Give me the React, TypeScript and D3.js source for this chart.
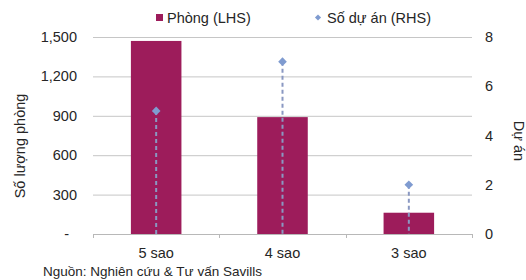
import * as d3 from 'd3';
import React, { useRef, useEffect } from 'react';

const categories = ['5 sao', '4 sao', '3 sao'];
const rooms = [1470, 890, 162];
const projects = [5, 7, 2];
const leftTicks = [0, 300, 600, 900, 1200, 1500];
const rightTicks = [0, 2, 4, 6, 8];

const W = 526;
const H = 280;
const FONT = '"Liberation Sans", Arial, sans-serif';
const BAR = '#9d1c5b';
const DOT = '#7f9bd0';

function App() {
  const ref = useRef<SVGSVGElement>(null);

  useEffect(() => {
    const svg = d3.select(ref.current);
    svg.selectAll('*').remove();

    const left = 93, right = 472, top = 37, bottom = 234;

    const x = d3.scaleBand().domain(categories).range([left, right]).padding(0);
    const yL = d3.scaleLinear().domain([0, 1500]).range([bottom, top]);
    const yR = d3.scaleLinear().domain([0, 8]).range([bottom, top]);

    // gridlines
    svg.selectAll('line.grid')
      .data(leftTicks.slice(1))
      .enter()
      .append('line')
      .attr('x1', left).attr('x2', right)
      .attr('y1', (d) => yL(d) + 0.5).attr('y2', (d) => yL(d) + 0.5)
      .attr('stroke', '#c6c6c6').attr('stroke-width', 1);

    // bars
    const bw = x.bandwidth() * 0.4;
    svg.selectAll('rect.bar')
      .data(rooms)
      .enter()
      .append('rect')
      .attr('x', (d, i) => x(categories[i])! + (x.bandwidth() - bw) / 2)
      .attr('y', (d) => yL(d))
      .attr('width', bw)
      .attr('height', (d) => bottom - yL(d))
      .attr('fill', BAR);

    // x axis line + ticks
    svg.append('line')
      .attr('x1', left).attr('x2', right)
      .attr('y1', bottom + 0.5).attr('y2', bottom + 0.5)
      .attr('stroke', '#b8b8b8');
    const bounds = [...categories.map((c) => x(c)!), right];
    svg.selectAll('line.xt')
      .data(bounds)
      .enter()
      .append('line')
      .attr('x1', (d) => Math.round(d) + 0.5).attr('x2', (d) => Math.round(d) + 0.5)
      .attr('y1', bottom).attr('y2', bottom + 4)
      .attr('stroke', '#b8b8b8');

    // drop lines and diamonds
    const cx = (i: number) => x(categories[i])! + x.bandwidth() / 2;
    svg.selectAll('line.drop')
      .data(projects)
      .enter()
      .append('line')
      .attr('x1', (d, i) => cx(i)).attr('x2', (d, i) => cx(i))
      .attr('y1', (d) => yR(d)).attr('y2', bottom)
      .attr('stroke', '#8a98c2').attr('stroke-width', 2)
      .attr('stroke-dasharray', '4,3');
    const diamond = d3.symbol().type(d3.symbolDiamond2).size(48);
    svg.selectAll('path.pt')
      .data(projects)
      .enter()
      .append('path')
      .attr('d', diamond)
      .attr('transform', (d, i) => `translate(${cx(i)},${yR(d)})`)
      .attr('fill', DOT);

    const text = (s: string, tx: number, ty: number, anchor: string, size = 14.5) =>
      svg.append('text')
        .attr('x', tx).attr('y', ty)
        .attr('text-anchor', anchor)
        .attr('font-family', FONT)
        .attr('font-size', size)
        .attr('fill', '#262626')
        .text(s);

    // left ticks
    leftTicks.forEach((t) => {
      if (t === 0) text('-', 69, yL(t) + 5, 'end');
      else text(d3.format(',')(t), 77, yL(t) + 5, 'end');
    });
    // right ticks
    rightTicks.forEach((t) => text(String(t), 485, yR(t) + 5, 'start'));

    // category labels
    categories.forEach((c) => text(c, x(c)! + x.bandwidth() / 2, 258, 'middle'));

    // axis titles
    text('Số lượng phòng', 0, 0, 'middle')
      .attr('transform', `translate(25,146) rotate(-90)`);
    text('Dự án', 0, 0, 'middle')
      .attr('transform', `translate(514,141) rotate(90)`);

    // legend
    svg.append('rect').attr('x', 156).attr('y', 14).attr('width', 7).attr('height', 7).attr('fill', BAR);
    text('Phòng (LHS)', 167, 23, 'start');
    svg.append('path')
      .attr('d', d3.symbol().type(d3.symbolDiamond2).size(24))
      .attr('transform', 'translate(318,17.5)')
      .attr('fill', DOT);
    text('Số dự án (RHS)', 327, 23, 'start');

    // source
    text('Nguồn: Nghiên cứu & Tư vấn Savills', 43, 276, 'start', 13.5);
  }, []);

  return (
    <div>
      <svg ref={ref} width={W} height={H}
        style={{ position: 'absolute', left: 0, top: 0, background: '#fff' }} />
    </div>
  );
}

export default App;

Written exercise: Repeat, with no pictures, each line from the beginning of the data through the line containing "const ref = useRef<SVGSVGElement>(null);", inclusive.

Written answer:
Give me the React, TypeScript and D3.js source for this chart.
import * as d3 from 'd3';
import React, { useRef, useEffect } from 'react';

const categories = ['5 sao', '4 sao', '3 sao'];
const rooms = [1470, 890, 162];
const projects = [5, 7, 2];
const leftTicks = [0, 300, 600, 900, 1200, 1500];
const rightTicks = [0, 2, 4, 6, 8];

const W = 526;
const H = 280;
const FONT = '"Liberation Sans", Arial, sans-serif';
const BAR = '#9d1c5b';
const DOT = '#7f9bd0';

function App() {
  const ref = useRef<SVGSVGElement>(null);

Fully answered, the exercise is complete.